THE REQUEST
Write each line of the material exactly as given, from the top through the line that contains "from bokeh.resources import INLINE", and omit all pictures.

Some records
============================================================

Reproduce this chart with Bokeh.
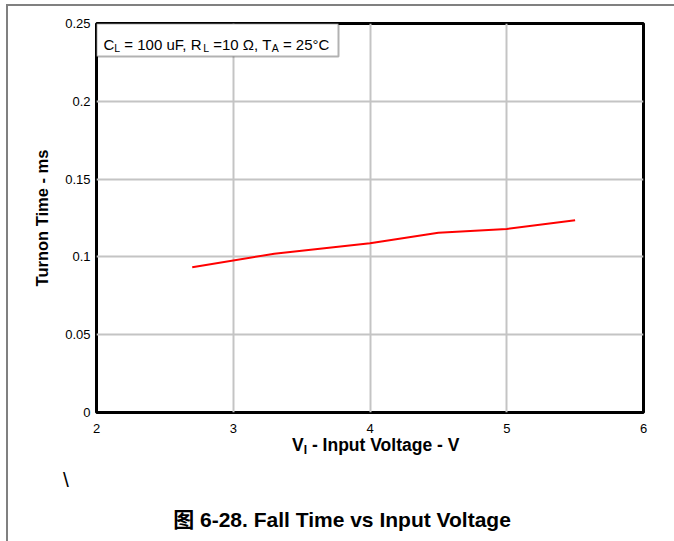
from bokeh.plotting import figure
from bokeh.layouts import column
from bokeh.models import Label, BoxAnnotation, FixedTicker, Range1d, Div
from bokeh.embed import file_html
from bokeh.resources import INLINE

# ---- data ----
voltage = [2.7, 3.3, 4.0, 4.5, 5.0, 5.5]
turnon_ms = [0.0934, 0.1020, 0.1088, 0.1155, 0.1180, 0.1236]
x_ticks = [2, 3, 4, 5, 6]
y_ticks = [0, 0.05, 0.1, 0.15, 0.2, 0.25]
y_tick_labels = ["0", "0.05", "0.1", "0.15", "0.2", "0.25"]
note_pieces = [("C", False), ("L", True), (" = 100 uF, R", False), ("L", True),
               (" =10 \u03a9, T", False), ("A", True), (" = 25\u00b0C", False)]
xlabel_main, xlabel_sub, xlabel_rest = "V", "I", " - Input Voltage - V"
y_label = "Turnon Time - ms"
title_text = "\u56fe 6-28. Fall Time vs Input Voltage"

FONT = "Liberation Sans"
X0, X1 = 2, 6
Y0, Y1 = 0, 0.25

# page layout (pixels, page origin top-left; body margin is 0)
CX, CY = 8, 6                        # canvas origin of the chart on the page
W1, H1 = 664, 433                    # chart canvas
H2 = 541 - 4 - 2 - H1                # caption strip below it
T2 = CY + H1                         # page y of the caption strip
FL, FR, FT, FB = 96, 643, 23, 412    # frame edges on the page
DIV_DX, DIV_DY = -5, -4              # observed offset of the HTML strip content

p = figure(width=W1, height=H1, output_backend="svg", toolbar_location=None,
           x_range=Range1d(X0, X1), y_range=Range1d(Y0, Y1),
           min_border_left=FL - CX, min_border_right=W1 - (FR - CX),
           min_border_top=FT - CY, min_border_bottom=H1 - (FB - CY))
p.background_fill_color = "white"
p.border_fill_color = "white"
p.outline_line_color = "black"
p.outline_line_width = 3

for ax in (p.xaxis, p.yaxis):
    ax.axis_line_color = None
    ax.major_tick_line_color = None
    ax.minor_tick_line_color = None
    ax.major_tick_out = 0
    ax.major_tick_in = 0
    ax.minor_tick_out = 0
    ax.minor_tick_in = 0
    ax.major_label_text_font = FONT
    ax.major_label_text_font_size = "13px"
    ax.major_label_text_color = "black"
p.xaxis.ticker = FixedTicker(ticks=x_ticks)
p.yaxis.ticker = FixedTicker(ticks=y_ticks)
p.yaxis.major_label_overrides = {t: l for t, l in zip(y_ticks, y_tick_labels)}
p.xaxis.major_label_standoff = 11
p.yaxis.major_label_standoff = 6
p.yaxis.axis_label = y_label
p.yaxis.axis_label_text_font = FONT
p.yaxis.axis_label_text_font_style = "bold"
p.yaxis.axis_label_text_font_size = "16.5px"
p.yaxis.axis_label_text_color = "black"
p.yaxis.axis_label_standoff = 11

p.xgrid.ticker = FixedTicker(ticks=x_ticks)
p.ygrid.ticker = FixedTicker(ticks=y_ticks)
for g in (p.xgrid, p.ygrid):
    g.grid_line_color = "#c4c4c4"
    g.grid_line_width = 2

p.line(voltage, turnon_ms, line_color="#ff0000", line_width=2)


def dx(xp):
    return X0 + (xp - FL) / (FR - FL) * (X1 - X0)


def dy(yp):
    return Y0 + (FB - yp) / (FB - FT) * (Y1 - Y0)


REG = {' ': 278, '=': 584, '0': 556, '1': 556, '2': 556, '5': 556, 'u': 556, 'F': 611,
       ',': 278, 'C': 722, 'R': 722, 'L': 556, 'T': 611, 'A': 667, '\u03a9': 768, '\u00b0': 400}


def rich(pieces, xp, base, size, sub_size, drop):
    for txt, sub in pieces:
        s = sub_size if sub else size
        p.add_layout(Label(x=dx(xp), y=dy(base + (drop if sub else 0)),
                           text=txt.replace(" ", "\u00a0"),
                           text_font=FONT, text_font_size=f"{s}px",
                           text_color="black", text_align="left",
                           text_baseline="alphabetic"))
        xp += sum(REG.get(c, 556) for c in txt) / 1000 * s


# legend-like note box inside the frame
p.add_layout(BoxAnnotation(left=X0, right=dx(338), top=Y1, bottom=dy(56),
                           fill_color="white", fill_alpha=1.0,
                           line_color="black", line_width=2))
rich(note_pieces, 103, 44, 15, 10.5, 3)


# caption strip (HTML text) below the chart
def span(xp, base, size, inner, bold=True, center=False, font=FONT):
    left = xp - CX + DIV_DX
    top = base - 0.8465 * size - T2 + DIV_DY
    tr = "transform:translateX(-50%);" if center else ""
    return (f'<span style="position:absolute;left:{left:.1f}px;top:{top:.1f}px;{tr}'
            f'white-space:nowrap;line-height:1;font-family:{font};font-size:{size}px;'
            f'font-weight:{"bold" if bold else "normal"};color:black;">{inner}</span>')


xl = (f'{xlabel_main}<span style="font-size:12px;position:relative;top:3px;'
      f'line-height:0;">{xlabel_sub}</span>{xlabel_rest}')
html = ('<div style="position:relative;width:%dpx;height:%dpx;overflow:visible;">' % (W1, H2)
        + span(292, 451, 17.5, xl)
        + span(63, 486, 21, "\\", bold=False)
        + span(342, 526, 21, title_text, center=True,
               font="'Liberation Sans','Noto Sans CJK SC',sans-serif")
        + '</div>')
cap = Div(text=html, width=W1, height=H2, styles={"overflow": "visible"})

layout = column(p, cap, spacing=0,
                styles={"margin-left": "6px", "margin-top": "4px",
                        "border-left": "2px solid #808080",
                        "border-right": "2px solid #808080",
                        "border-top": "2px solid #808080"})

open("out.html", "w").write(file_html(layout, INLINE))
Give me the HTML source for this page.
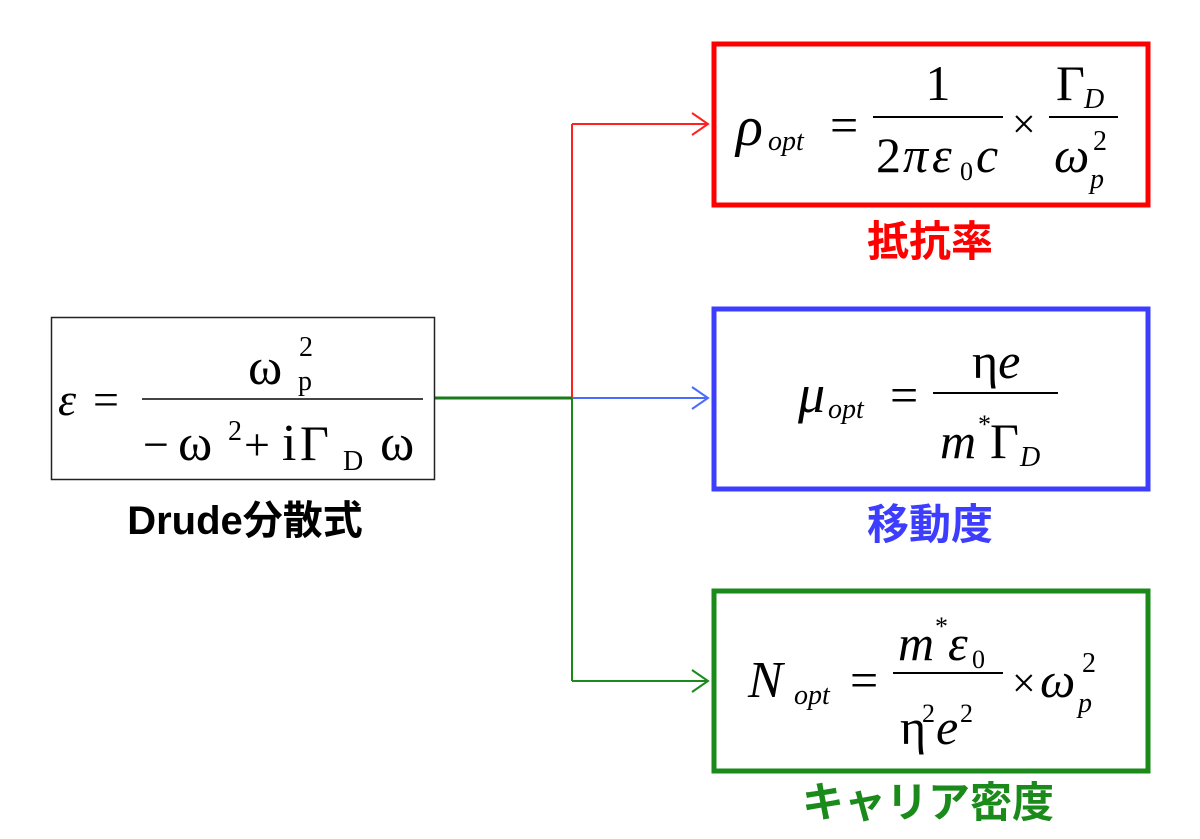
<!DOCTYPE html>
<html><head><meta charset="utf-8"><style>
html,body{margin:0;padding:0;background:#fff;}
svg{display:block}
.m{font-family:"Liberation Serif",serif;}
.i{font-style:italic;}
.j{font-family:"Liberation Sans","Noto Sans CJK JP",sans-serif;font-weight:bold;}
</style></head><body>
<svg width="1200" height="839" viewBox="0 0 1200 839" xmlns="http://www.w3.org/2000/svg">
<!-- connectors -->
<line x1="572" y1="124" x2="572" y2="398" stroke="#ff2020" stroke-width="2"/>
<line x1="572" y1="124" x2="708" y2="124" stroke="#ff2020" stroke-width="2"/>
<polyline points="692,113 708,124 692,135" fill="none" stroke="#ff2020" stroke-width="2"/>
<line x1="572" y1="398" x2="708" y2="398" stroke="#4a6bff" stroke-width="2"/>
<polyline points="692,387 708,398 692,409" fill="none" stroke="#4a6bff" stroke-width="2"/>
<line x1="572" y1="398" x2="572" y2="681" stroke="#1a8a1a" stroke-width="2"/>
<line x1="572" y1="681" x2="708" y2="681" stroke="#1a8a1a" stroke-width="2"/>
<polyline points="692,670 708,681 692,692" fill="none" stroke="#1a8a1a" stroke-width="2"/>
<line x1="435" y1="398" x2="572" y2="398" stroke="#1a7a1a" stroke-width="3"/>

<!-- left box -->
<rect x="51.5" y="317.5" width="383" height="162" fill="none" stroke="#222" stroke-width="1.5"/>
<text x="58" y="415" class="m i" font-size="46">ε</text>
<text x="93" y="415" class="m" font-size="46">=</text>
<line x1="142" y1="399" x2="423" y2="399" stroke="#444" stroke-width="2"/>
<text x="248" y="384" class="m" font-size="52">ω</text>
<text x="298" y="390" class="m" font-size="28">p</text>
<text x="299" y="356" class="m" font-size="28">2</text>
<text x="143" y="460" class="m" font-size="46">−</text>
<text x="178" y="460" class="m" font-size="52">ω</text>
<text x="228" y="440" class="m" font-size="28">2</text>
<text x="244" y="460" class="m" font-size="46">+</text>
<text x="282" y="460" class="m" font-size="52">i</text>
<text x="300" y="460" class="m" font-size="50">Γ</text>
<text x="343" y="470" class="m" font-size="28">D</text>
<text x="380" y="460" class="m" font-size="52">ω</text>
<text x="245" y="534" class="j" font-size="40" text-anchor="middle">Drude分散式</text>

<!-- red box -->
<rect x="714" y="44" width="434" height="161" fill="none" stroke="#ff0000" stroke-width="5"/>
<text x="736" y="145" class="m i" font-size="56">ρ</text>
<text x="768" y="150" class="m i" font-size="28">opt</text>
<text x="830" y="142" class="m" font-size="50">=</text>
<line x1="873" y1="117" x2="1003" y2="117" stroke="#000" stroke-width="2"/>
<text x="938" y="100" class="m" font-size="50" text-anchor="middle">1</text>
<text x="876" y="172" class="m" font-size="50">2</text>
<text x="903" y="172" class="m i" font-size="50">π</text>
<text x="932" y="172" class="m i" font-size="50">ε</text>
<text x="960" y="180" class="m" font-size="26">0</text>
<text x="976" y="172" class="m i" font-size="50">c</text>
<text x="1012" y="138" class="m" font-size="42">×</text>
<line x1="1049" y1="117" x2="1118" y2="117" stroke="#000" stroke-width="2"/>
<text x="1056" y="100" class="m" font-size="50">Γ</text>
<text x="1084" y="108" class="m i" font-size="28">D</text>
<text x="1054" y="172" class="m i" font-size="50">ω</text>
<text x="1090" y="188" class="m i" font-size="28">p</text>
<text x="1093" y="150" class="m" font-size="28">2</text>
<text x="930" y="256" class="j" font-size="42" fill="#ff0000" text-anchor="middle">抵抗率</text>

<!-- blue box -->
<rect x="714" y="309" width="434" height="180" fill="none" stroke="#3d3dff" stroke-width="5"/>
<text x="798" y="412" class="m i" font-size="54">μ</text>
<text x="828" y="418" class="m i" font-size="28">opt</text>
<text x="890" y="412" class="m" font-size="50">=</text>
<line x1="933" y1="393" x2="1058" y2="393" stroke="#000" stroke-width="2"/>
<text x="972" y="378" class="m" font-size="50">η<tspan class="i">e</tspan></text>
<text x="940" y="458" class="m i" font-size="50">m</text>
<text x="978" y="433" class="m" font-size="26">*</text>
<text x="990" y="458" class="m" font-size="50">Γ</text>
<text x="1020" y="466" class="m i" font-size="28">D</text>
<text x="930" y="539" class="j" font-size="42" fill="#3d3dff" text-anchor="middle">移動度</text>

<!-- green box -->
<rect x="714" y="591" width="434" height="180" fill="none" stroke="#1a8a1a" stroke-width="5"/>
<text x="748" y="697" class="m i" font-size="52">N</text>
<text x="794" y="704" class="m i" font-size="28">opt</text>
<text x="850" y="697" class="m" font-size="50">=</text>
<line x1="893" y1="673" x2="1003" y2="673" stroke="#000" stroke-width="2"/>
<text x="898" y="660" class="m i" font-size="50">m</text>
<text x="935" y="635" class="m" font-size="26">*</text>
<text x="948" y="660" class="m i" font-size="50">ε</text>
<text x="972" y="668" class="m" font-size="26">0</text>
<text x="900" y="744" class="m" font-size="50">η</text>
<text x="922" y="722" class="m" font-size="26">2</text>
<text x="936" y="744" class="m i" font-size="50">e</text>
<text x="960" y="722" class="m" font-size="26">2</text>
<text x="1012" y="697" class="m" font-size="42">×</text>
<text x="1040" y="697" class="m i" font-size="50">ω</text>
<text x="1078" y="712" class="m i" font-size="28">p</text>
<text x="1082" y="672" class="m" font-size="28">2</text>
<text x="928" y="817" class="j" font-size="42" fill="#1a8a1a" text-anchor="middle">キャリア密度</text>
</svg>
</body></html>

============================================================

WRITTEN RESPONSE
Reproduce this chart with Bokeh.
from bokeh.plotting import figure
from bokeh.layouts import column
from bokeh.models import Label, BoxAnnotation, FixedTicker, Range1d, Div
from bokeh.embed import file_html
from bokeh.resources import INLINE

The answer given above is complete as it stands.